Дети следовали примеру родителей. Также и царь Николай II был воспитан добрым и отзывчивым – своими родителями. Великий князь Александр Александрович (будущий царь Александр III) в одном из писем признавался жене (неизвестно, правда, что он имел в виду): «То, что ты мне пишешь про Ники, когда он получил мое письмо, меня, правда, очень тронуло, и даже слезы показались у меня на глазах, это <…> еще раз показывает, какое у него хорошее и доброе сердце. Дай Бог, чтоб это всегда так было».

Есть небольшая книга русского писателя Ильи Сургучева «Детство императора Николая II» (вышла в Париже отдельным изданием в 1953 г.; в последнее время не раз издавалась в России). Она представляет собою сделанный от первого лица пересказ воспоминаний полковника Владимира Олленгрэна (в действительности он носил фамилию Оллонгрен), мать которого пригласили быть учительницей и воспитательницей великих князей Николая Александровича (Ники, которому шел восьмой год) и его брата Георгия Александровича (еще тогда Жоржика, которому было пять лет). Олленгрэн был старше Ники всего лишь на год, и, по воле Александра Александровича, определен был жить во дворце со своею матерью и воспитываться вместе с Ники и Жоржиком. Книга И. Сургучева исполнена такой любовью и написана так живо и выразительно, что сообщает что-то драгоценное, связанное с домом Романовых, что иначе, как художественными средствами, не передашь.

В этой книге пятнадцать коротких глав, одна из которых, третья от конца, называется «Воробей» и посвящена спасению выпавшего из гнезда воробьиного птенца. Юный Олленгрен, подобравший воробья, как человек «видавший виды» и практический, отдает команды, которые мгновенно исполняются. Требует ваты, к примеру – появляется вата. «Ни один воробей, - рассказывает он в повести, - с самого сотворения мира, не имел пищи, приготовленной с таким умопомрачительным почетом». Процитируем далее пространный отрывок, дав слово Олленгрену, а читателю, незнакомому с книгой Сургучева, предоставив возможность почувствовать, как она написана: «… несмотря на весь этот почет, моя трезвая, санчопансовская голова тревожилась только об одном: как бы из всего этого приключения не получилось крупных неприятностей. <…> «У нас же – не как у людей», - размышлял я и рассчитывал только на то, что спасенный воробей из благодарности должен умолить Бога. Я отлично помнил слова Аннушки (служанки – А.М.), однажды сказавшей: «Если хочешь молитвы к Богу, то ни поп, ни чиновник не поможет. Проси зверя, чтоб помолился. Зверю у Бога отказу нет». И я мысленно обратился с этой просьбой к воробью. Воробей, закутанный в вату, смотрел на пролетавших мух неодобрительно, и каковы его думы – сказать было трудно. Мои думы о молитве были переданы по наитию Ники, и Ники вдруг сказал: «Надо помолиться за воробушка: пусть его Боженька не берет – мало у Него воробьев?». И мы, вообще любившие играть в церковную службу, внимательно за ней следившие, спрятавшись за широкое дерево, отслужили молебен за здравие воробья, и воробей остался в живых».
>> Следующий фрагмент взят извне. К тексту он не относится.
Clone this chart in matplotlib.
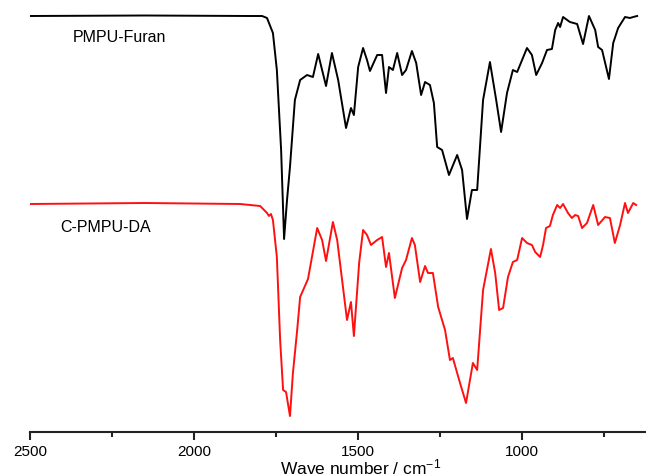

Стоит заметить, что на страницах повести «Детство императора Николая II» воробей появляется заранее и как бы исподволь, в контексте мальчишеских размышлений Володи Олленгрена. То речь идет о стеснительности светских условностей (из-за платка в кармане спрятанный в нем воробей задыхается, мол, и начинает… «икать»!), то – о свободе: Володя сравнивает запертого во дворце товарища (Ники) с воробьем в коробке, которому лишь дырочка проковырена для воздуха. И вдруг целая глава – «Воробей»!

Действительно, что может лучше, чем воробей, символизировать… рядовое живое существо? А поскольку речь идет о птице, то и – живую душу? Вот и думается, что не для одной уморительности (весьма характерной для книги) приведены слова Ники: «Надо помолиться за воробушка: пусть его Боженька не берет – мало у Него воробьев?». Самое главное в этих словах - оттенок возмущения, и на Кого? Тут-то и чувствуется бездна любви и то предстояние за каждую душу, которое станет уделом нашего Государя, и на крестном пути земной его жизни, и после мученической кончины. Увы, не все в нашей Церкви почитают Николая II, и совсем не все ему молятся. Но имеющие опыт молитвенного обращения к царственным мученикам могут засвидетельствовать: они - наши предстоятели, буквально за каждого.